L’œil unique d’Horus représente le mouvement inverse de Seth : la résorption des formes dans l’Unité non manifestée, le retour au Principe primordial divin. Dans le combat qui oppose Horus et Seth, chacun cherche à atteindre l’organe par lequel l’autre manifeste sa puissance. Seth crève l’œil d’Horus, amoindrissant ainsi le regard de Dieu sur le monde ; il neutralise la puissance qu’a Horus de résorber les formes, son pouvoir de les rappeler à l’Unité divine.
La victoire de Seth est temporaire, car le dieu solaire, Râ, vient au secours d’Horus pour l’aider à soigner sa blessure. C’est à l’initié que revient le soin de retrouver la vision perdue, de guérir son œil intérieur et de le reconstituer pour rendre la vie à Osiris. Le pharaon, en tant qu’initié ayant réussi dans cette tâche, était représenté portant l’uræus sur son front, l’image de l’œil divin régénéré.
La lutte se poursuit, et Horus réussit à castrer Seth. Le sexe de Seth manifeste la faculté génératrice des formes, le courant de la manifestation et le principe de la matérialisation, qui empêche l’être de s’affranchir du monde des formes. Dans la mythologie grecque, Chronos, identifiable à Saturne ou à Seth, subit lui aussi une émasculation, c’est-à-dire une neutralisation de sa puissance fixatrice.

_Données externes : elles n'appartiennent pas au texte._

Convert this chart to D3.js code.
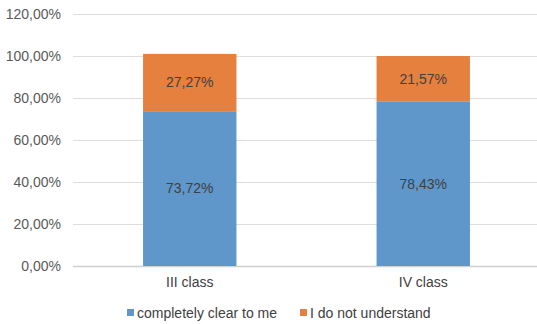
<!DOCTYPE html>
<html>
<head>
<meta charset="utf-8">
<script src="https://cdn.jsdelivr.net/npm/d3@7"></script>
<style>
  html, body { margin: 0; padding: 0; background: #fff; }
  svg { display: block; font-family: "Liberation Sans", Arial, sans-serif; }
</style>
</head>
<body>
<svg id="chart" width="537" height="324"></svg>
<script>
// Stacked percentage bars per class
const categories = ["III class", "IV class"];
const seriesNames = ["completely clear to me", "I do not understand"];
const clearValues = [73.72, 78.43];
const notUnderstandValues = [27.27, 21.57];
const yTicks = [0, 20, 40, 60, 80, 100, 120];
const colors = ["#5f97ca", "#e5803f"];

const svg = d3.select("#chart");
const margin = { left: 73, right: -3, top: 14, bottom: 58 };
const W = 537, H = 324;
const x0 = margin.left, x1 = W - margin.right;
const yTop = margin.top, yBottom = H - margin.bottom;
const fontSize = 14;

const x = d3.scaleBand().domain(categories).range([x0, x1])
  .paddingInner(0.6).paddingOuter(0.3);
const y = d3.scaleLinear().domain([0, 120]).range([yBottom, yTop]);

const fmt = v => d3.format(".2f")(v).replace(".", ",") + "%";

// gridlines
svg.append("g").selectAll("line").data(yTicks).join("line")
  .attr("x1", x0).attr("x2", W)
  .attr("y1", d => Math.round(y(d)) + 0.5).attr("y2", d => Math.round(y(d)) + 0.5)
  .attr("stroke", d => d === 0 ? "#d0d0d0" : "#dedede")
  .attr("stroke-width", d => d === 0 ? 1.5 : 1);

// y axis labels
const yAxis = d3.axisLeft(y).tickValues(yTicks).tickFormat(fmt).tickSize(0).tickPadding(12);
const ga = svg.append("g").attr("transform", `translate(${x0},0)`).call(yAxis);
ga.select(".domain").remove();
ga.selectAll("text").attr("font-size", fontSize).attr("fill", "#595959")
  .attr("font-family", "Liberation Sans, Arial, sans-serif");

// stacked data
const rows = categories.map((c, i) => ({ cat: c, a: clearValues[i], b: notUnderstandValues[i] }));
const stack = d3.stack().keys(["a", "b"]);
const layers = stack(rows);

const gBars = svg.append("g");
layers.forEach((layer, li) => {
  gBars.selectAll(null).data(layer).join("rect")
    .attr("x", d => x(d.data.cat))
    .attr("width", x.bandwidth())
    .attr("y", d => y(d[1]))
    .attr("height", d => y(d[0]) - y(d[1]))
    .attr("fill", colors[li]);
  gBars.selectAll(null).data(layer).join("text")
    .attr("x", d => x(d.data.cat) + x.bandwidth() / 2)
    .attr("y", d => (y(d[0]) + y(d[1])) / 2)
    .attr("dy", "0.35em")
    .attr("text-anchor", "middle")
    .attr("font-size", fontSize)
    .attr("fill", "#404040")
    .text(d => fmt(d[1] - d[0]));
});

// category labels
const xAxis = d3.axisBottom(x).tickSize(0).tickPadding(11);
const gx = svg.append("g").attr("transform", `translate(0,${yBottom})`).call(xAxis);
gx.select(".domain").remove();
gx.selectAll("text").attr("font-size", fontSize).attr("fill", "#404040")
  .attr("font-family", "Liberation Sans, Arial, sans-serif");

// legend
const legendY = 313;
const legendX = [127, 300];
const lg = svg.append("g");
seriesNames.forEach((name, i) => {
  lg.append("rect").attr("x", legendX[i]).attr("y", legendY - 4).attr("width", 7).attr("height", 7)
    .attr("fill", colors[i]);
  lg.append("text").attr("x", legendX[i] + 10).attr("y", legendY).attr("dy", "0.35em")
    .attr("font-size", fontSize).attr("fill", "#404040").text(name);
});
</script>
</body>
</html>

La réconciliation des combattants et la paix entre eux est célébrée au chapitre 183 du Livre des Morts. C’est Thot, le dieu de l’initiation aux petits Mystères, qui met fin à la lutte entre Seth et Horus ; c’est à l’issue de cette phase de l’initiation que l’adepte s’affranchit de sa dépendance envers son état formel, et qu’il résout à son niveau l’antagonisme entre la détermination et l’indéterminé.